— Begin Data records —

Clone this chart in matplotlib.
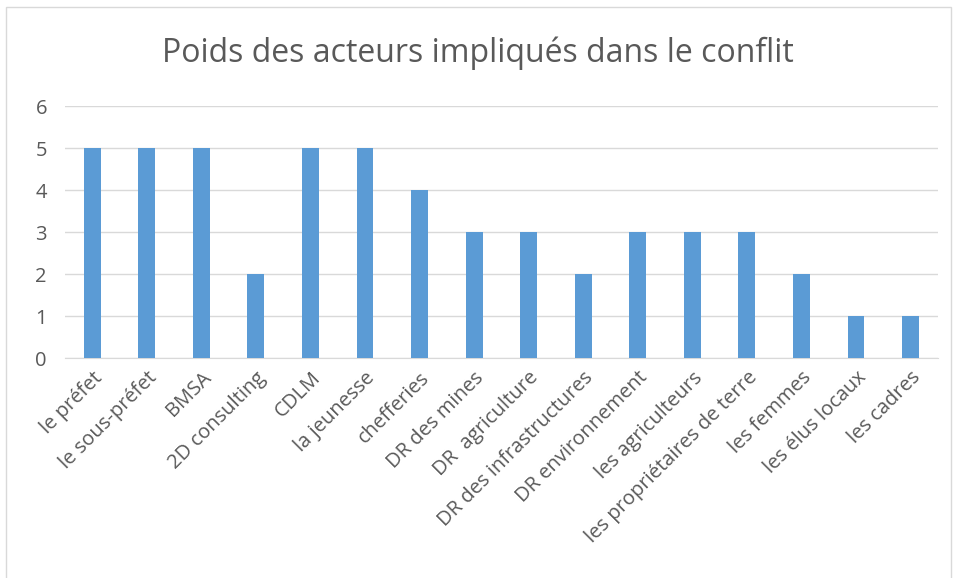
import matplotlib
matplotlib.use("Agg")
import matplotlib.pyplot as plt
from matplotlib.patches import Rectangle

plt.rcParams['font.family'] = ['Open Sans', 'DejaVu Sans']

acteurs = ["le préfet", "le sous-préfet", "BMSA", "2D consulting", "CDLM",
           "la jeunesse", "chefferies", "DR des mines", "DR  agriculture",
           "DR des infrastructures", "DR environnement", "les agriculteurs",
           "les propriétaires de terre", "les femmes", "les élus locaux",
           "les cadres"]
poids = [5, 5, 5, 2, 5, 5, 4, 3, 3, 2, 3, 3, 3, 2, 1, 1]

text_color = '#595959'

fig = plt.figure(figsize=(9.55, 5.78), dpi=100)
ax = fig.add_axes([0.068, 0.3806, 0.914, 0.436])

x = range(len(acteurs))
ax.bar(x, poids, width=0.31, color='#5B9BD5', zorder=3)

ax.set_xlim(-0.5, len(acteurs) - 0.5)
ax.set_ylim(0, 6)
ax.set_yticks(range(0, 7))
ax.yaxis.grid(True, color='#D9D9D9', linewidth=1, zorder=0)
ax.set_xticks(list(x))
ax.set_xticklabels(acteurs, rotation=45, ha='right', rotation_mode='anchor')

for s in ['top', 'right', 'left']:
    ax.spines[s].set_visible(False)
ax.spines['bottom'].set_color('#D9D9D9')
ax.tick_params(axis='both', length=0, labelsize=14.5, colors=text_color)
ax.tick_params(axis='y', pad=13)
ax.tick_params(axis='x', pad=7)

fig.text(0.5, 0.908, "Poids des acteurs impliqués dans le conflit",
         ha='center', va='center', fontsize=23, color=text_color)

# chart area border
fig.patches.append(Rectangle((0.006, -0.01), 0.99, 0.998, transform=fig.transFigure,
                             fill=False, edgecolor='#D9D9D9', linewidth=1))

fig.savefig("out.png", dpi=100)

— End Data records —
— Begin Data records —

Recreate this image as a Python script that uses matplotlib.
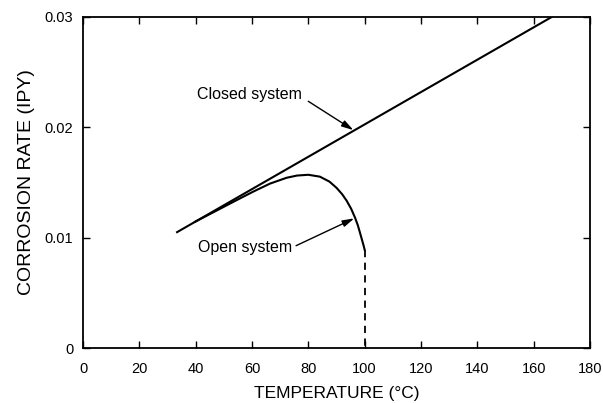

— End Data records —

**Stated exercise:** Only the lines starting at the line with "Clone this chart in matplotlib." and ending at the line with "ax.bar(x, poids, width=0.31, color='#5B9BD5', zorder=3)" should be printed again, exactly and with both ends kept; omit the pictures.

**Solution for this task:**
Clone this chart in matplotlib.
import matplotlib
matplotlib.use("Agg")
import matplotlib.pyplot as plt
from matplotlib.patches import Rectangle

plt.rcParams['font.family'] = ['Open Sans', 'DejaVu Sans']

acteurs = ["le préfet", "le sous-préfet", "BMSA", "2D consulting", "CDLM",
           "la jeunesse", "chefferies", "DR des mines", "DR  agriculture",
           "DR des infrastructures", "DR environnement", "les agriculteurs",
           "les propriétaires de terre", "les femmes", "les élus locaux",
           "les cadres"]
poids = [5, 5, 5, 2, 5, 5, 4, 3, 3, 2, 3, 3, 3, 2, 1, 1]

text_color = '#595959'

fig = plt.figure(figsize=(9.55, 5.78), dpi=100)
ax = fig.add_axes([0.068, 0.3806, 0.914, 0.436])

x = range(len(acteurs))
ax.bar(x, poids, width=0.31, color='#5B9BD5', zorder=3)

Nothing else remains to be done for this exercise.